Senator Bob Corker, a member of the Senate Banking Committee, issued the following statement on Tuesday, regarding Chairman Tim Johnson (D-S.D.) and Ranking Member Mike Crapo’s (R-Idaho) announcement on an agreement to reform the housing finance system.
“I have been working with Senator Warner and a bipartisan group of senators for months to advance legislation that ends the failed model of private gains and public losses in our housing finance system and moves our country to a modernized structure that protects the American taxpayer,” said Senator Corker. “I am pleased the Banking Committee is demonstrating their commitment to this effort by putting pen-to-paper and releasing a set of principles based on the bill we introduced, and I look forward to working closely with them in the coming months.”
Chairman Johnson and Senator Crapo announced that the Housing Finance Reform and Taxpayer Protection Act (S. 1217), introduced by Senators Corker and Mark Warner (D-Va.) and cosponsored by a bipartisan group of 10 senators, will serve as the base text for the committee’s housing finance reform bill.

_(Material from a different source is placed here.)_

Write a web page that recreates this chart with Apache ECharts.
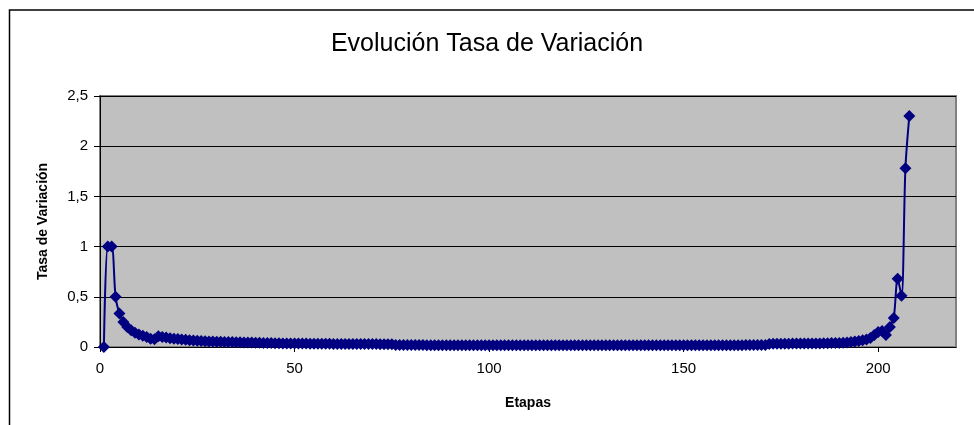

In June 2013, Senator Corker and Warner introduced S.1217 to strengthen America’s housing finance system by replacing government-sponsored enterprises (GSEs) Fannie Mae and Freddie Mac with a privately capitalized system that preserves market liquidity and protects taxpayers from future economic downturns.
In 2008, Fannie Mae and Freddie Mac were taken into government conservatorship and given a $188 billion capital injection from taxpayers to stay afloat. As a result of this bailout, the private market has almost completely disappeared, and so nearly every loan made in America today comes with a full government guarantee. Despite this unsustainable situation, there has still been no real reform to our housing finance system since the financial crisis.

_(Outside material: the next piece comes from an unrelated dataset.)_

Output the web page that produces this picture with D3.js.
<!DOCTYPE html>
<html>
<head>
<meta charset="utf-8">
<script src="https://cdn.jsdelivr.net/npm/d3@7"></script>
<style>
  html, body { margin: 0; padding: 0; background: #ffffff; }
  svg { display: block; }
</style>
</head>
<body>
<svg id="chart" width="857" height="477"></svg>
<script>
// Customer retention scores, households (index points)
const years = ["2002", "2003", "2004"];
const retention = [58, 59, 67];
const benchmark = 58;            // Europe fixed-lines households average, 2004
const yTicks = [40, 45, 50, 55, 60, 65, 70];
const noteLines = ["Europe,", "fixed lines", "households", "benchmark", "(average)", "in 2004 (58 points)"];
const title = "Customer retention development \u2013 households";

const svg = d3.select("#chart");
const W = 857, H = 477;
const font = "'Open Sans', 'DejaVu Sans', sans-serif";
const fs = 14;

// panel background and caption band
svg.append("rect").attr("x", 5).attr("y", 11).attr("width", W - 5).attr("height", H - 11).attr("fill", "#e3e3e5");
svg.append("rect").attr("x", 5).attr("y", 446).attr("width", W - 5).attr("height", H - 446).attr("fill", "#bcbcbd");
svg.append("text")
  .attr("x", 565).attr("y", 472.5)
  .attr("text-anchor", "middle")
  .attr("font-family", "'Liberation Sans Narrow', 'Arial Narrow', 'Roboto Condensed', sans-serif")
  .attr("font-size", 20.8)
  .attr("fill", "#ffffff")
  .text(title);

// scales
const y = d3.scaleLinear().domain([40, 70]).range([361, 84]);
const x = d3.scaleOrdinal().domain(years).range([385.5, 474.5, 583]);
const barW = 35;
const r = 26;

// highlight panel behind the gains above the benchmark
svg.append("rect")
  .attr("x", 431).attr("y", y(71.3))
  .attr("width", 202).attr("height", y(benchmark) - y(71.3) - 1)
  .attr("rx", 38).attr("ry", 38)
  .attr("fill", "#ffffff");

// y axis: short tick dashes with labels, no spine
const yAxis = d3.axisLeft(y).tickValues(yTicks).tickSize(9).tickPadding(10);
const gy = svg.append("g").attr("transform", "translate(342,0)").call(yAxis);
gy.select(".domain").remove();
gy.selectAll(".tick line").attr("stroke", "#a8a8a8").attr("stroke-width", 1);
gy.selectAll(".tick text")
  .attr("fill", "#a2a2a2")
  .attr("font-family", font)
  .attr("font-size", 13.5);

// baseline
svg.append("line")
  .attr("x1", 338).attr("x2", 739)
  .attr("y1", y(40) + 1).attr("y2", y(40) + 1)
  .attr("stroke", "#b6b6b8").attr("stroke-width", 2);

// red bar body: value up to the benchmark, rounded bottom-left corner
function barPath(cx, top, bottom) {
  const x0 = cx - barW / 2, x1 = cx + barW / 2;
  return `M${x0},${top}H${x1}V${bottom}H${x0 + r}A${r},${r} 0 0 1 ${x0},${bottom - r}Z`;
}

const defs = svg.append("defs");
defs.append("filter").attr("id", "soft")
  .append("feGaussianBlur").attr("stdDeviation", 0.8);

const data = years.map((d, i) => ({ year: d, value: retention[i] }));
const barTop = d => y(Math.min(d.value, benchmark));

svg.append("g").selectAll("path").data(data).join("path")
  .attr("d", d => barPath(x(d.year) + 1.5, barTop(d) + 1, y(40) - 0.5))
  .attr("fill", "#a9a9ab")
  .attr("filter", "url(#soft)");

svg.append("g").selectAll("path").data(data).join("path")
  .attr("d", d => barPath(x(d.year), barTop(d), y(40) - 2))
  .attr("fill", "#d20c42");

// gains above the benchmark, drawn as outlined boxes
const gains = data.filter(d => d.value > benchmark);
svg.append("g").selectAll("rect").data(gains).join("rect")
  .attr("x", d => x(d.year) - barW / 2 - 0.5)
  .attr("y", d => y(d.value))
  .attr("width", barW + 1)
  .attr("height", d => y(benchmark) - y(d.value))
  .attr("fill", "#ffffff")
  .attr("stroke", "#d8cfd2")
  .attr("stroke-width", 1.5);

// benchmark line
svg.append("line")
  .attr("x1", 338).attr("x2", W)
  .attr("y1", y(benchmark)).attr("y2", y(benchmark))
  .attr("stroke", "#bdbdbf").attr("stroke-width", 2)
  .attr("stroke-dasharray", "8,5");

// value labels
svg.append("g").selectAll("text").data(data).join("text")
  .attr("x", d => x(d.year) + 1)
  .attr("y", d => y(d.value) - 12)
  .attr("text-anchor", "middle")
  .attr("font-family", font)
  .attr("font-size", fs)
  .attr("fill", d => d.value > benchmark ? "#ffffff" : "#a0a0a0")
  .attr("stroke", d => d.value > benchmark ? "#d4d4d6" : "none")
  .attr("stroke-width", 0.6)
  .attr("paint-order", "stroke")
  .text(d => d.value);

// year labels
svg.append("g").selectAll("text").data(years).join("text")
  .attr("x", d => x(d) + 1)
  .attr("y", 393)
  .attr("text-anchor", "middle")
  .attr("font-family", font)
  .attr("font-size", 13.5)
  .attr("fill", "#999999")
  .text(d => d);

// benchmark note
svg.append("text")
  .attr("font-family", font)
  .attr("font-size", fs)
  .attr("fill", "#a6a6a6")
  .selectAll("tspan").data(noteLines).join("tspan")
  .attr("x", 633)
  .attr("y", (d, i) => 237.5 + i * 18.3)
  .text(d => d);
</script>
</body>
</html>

In addition to Corker and Warner, S. 1217 is currently cosponsored by Senators Mike Johanns (R-Ne.), Jon Tester (D-Mt.), Dean Heller (R-Ne.), Heidi Heitkamp (D-N.D.), Jerry Moran (R-Ks.), Kay Hagan (D-N.C.), Mark Kirk (R-Il.), Joe Manchin (D-W.V.), Saxby Chambliss (R-Ga.), and Mark Begich (D-Ak.), which includes five Republicans and five Democrats from the Senate Banking Committee.